The Glenlivet Cipher
There are some whiskies that are very popular and dominate the sales charts. These seemingly are worshiped in some quarters especially Stateside and consistently appear in conversation or online. Yet in my realm they are rarely if ever discussed, these malts are to fellow enthusiasts deceased whiskies.
With Whisky Rover I try to cover what I can which means I have purchased whiskies from Glenfiddich, Glenlivet and Glenmorangie to review here. Can I actually say any of these deceased whiskies have me running out to purchase more or trying to raise them in conversation? No, not at all. Yet they remain extremely popular and are well marketed. I'd also throw Balenvie into the forgotten whisky realm, but that has lacked coverage here and it will be addressed in 2017.
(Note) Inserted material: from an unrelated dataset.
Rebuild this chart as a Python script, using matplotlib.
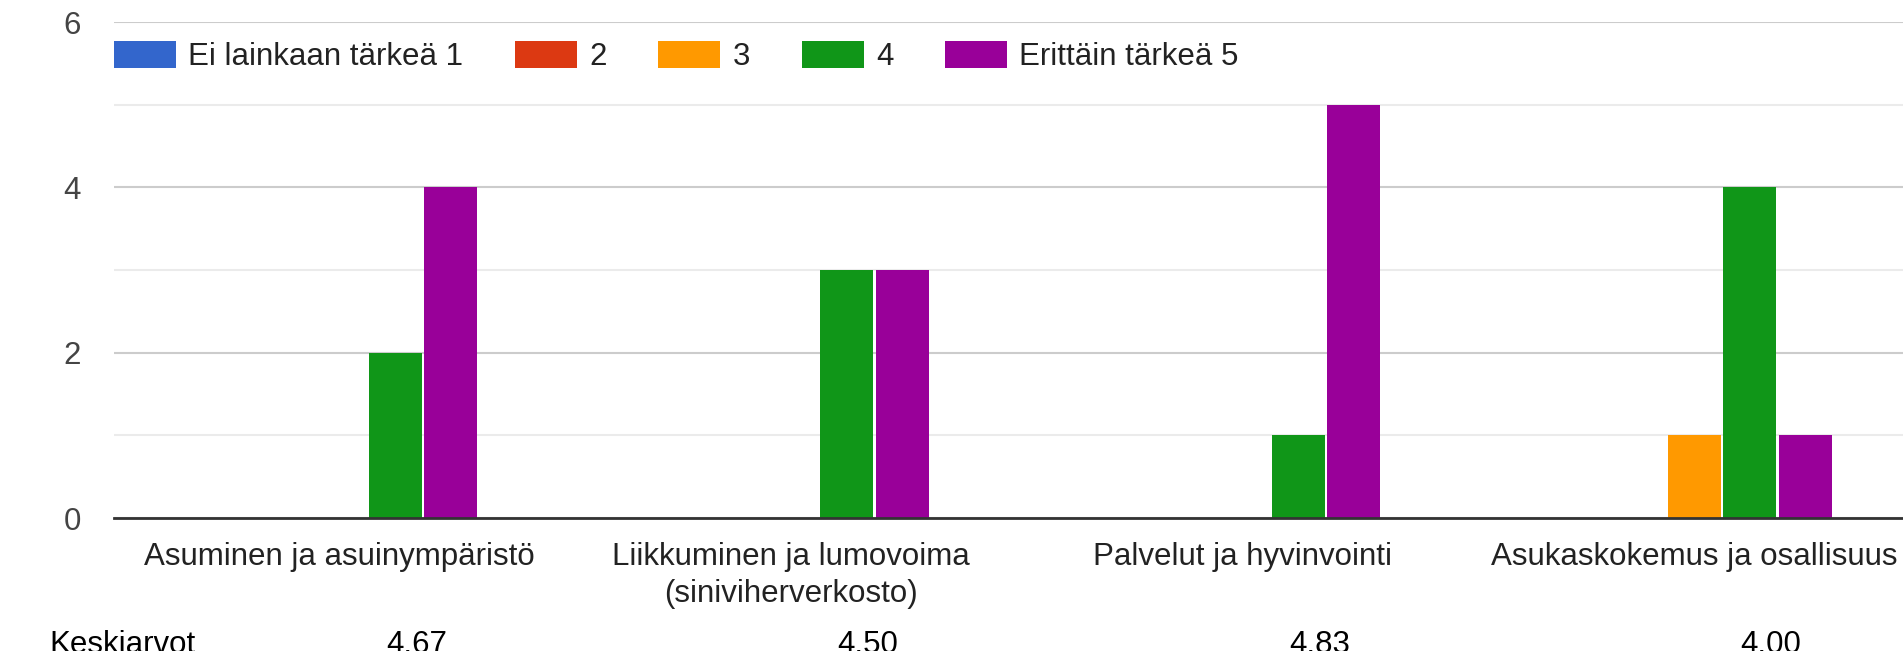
import matplotlib.pyplot as plt
import numpy as np
from matplotlib.patches import Patch
from matplotlib.transforms import blended_transform_factory

plt.rcParams['font.family'] = ['Liberation Sans', 'DejaVu Sans']

categories = [
    "Asuminen ja asuinympäristö",
    "Liikkuminen ja lumovoima\n(siniviherverkosto)",
    "Palvelut ja hyvinvointi",
    "Asukaskokemus ja osallisuus",
]
series_names = ["Ei lainkaan tärkeä 1", "2", "3", "4", "Erittäin tärkeä 5"]
counts_1 = [0, 0, 0, 0]
counts_2 = [0, 0, 0, 0]
counts_3 = [0, 0, 0, 1]
counts_4 = [2, 3, 1, 4]
counts_5 = [4, 3, 5, 1]
means = ["4.67", "4.50", "4.83", "4.00"]
mean_label = "Keskiarvot"

colors = ["#3366cc", "#dc3912", "#ff9900", "#109618", "#990099"]
series = [counts_1, counts_2, counts_3, counts_4, counts_5]

fig = plt.figure(figsize=(19.03, 6.51), dpi=100)
ax = fig.add_axes([114 / 1903, 1 - 518 / 651, 1806 / 1903, 496 / 651])

x = np.arange(len(categories))
step, width = 0.123, 0.117
for i, (vals, col) in enumerate(zip(series, colors)):
    ax.bar(x + (i - 2) * step, vals, width=width, color=col, zorder=3)

ax.set_xlim(-0.5, len(categories) - 0.5)
ax.set_ylim(0, 6)
ax.set_yticks([0, 2, 4, 6])
ax.set_yticks([1, 3, 5], minor=True)
ax.grid(axis='y', which='major', color='#cccccc', linewidth=1.5, zorder=0)
ax.grid(axis='y', which='minor', color='#ebebeb', linewidth=1.5, zorder=0)
for sp in ['top', 'right', 'left']:
    ax.spines[sp].set_visible(False)
ax.spines['bottom'].set_color('#333333')
ax.spines['bottom'].set_linewidth(2)
ax.spines['bottom'].set_zorder(4)

ax.set_xticks(x)
ax.set_xticklabels(categories, fontsize=22.5, color='#222222', linespacing=1.3)
ax.tick_params(axis='x', length=0, pad=17)
ax.tick_params(axis='y', which='both', length=0, pad=24, labelsize=22.5,
               labelcolor='#444444')
for lab in ax.get_yticklabels():
    lab.set_clip_on(False)

handles = [Patch(facecolor=c, edgecolor='none') for c in colors]
leg = ax.legend(handles, series_names, loc='center left',
                bbox_to_anchor=(0, 5.58 / 6), ncol=5, frameon=False,
                fontsize=22.5, handlelength=1.98, handleheight=0.93,
                handletextpad=0.4, columnspacing=1.65, borderpad=0,
                borderaxespad=0)
for t in leg.get_texts():
    t.set_color('#222222')

# averages row sits below the category labels, partly past the bottom edge
trans = blended_transform_factory(ax.transData, fig.transFigure)
fig.text(49 / 1903, 1 - 630 / 651, mean_label, fontsize=22.5, va='top',
         color='black')
for xi, m in zip(x, means):
    ax.text(xi + 0.17, 1 - 630 / 651, m, transform=trans, fontsize=22.5,
            ha='center', va='top', color='black', clip_on=False)

fig.savefig("out.png", dpi=100)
Do you remember the Glenlivet Alpha? Many I suspect will not, being an interesting experiment from the distillery that tried to focus attention on the whisky rather than details about casks, age etc. It was in retrospect a flawed attempt to do something differently. Well, I say that noting just how in recent years Glenlivet has embraced the No Age Statement market with several releases.
The distillery is a huge producer and can support its core range with reasonable efficiency whilst also introducing the odd NAS release along the way. However in the UK we've lost the 12 year old in favour of the Founder's Reserve, which is a very poor swap in my opinion. Remember the Panini football stickers? It's like swapping an exceptionally rare card for one you're guaranteed to find in every packet. Not that I was a huge fan of the original 12 year old in any shape or form.
So the Cipher takes its genesis from the Alpha in that Glenlivet are wanting you to explore this whisky without any signposts or information. It's the anti-Compass Box whisky (not a bad thing) deployed by those marketing bods who generally embrace flannel and shun the details that many enthusiasts expect to read on their purchases. Open the bottle, explore its contents and then visit the official website to see where your powers of deduction take you.
Except that all whisky tasting notes are personal opinion and never written in stone. I mean, who actually pays any attention to official tasting notes? I'm not going to tell you what you should be nosing or tasting in a whisky; just what I pick up. What I may suggest is whether a bottle is worth purchasing and if the price is accordingly decent. This originally hit retail for £90 which is a bit of a steep price for a bottle with no details whatsoever and I believe has since sold out.
Potentially this is the ultimate marketing ploy in this No Age Statement storm that many say we're living in nowadays. I'm just interested in the whisky itself so I'm shunning the website and doing my own thing. Bottled at 48% strength, this was purchased as part of a bottle share.
Colour: a light toffee
Nose: coconut flakes and icing sugar, backed up by red apples, grapes and honey. It's classic Glenlivet with the vanilla essence as well but it's all top heavy and little beneath the exterior.
Taste: cranberries with honey and caramel. Red grapes, oranges, putty and more vanilla. A little soap before we move into a cinnamon finish.
Overall: the puzzle here is a decoy, as it's trying to something it's clearly not. This is underlined by the recent 33 year old Glenlivet from Gordon & MacPhail I reviewed. There's no substitute for a great cask and time it's a knockout combination.
At this moment in time there are no great secrets or depths to delve into the glass when the Cipher is poured. There's nothing wrong with this Glenlivet Cipher, in fact I enjoyed it more than several of the official bottlings from this distillery I've tasted in recent years. Yet I wouldn't run out to purchase a bottle at its original price which is excessive as it tastes a little youthful to me and I'm tired of marketing gimmicks.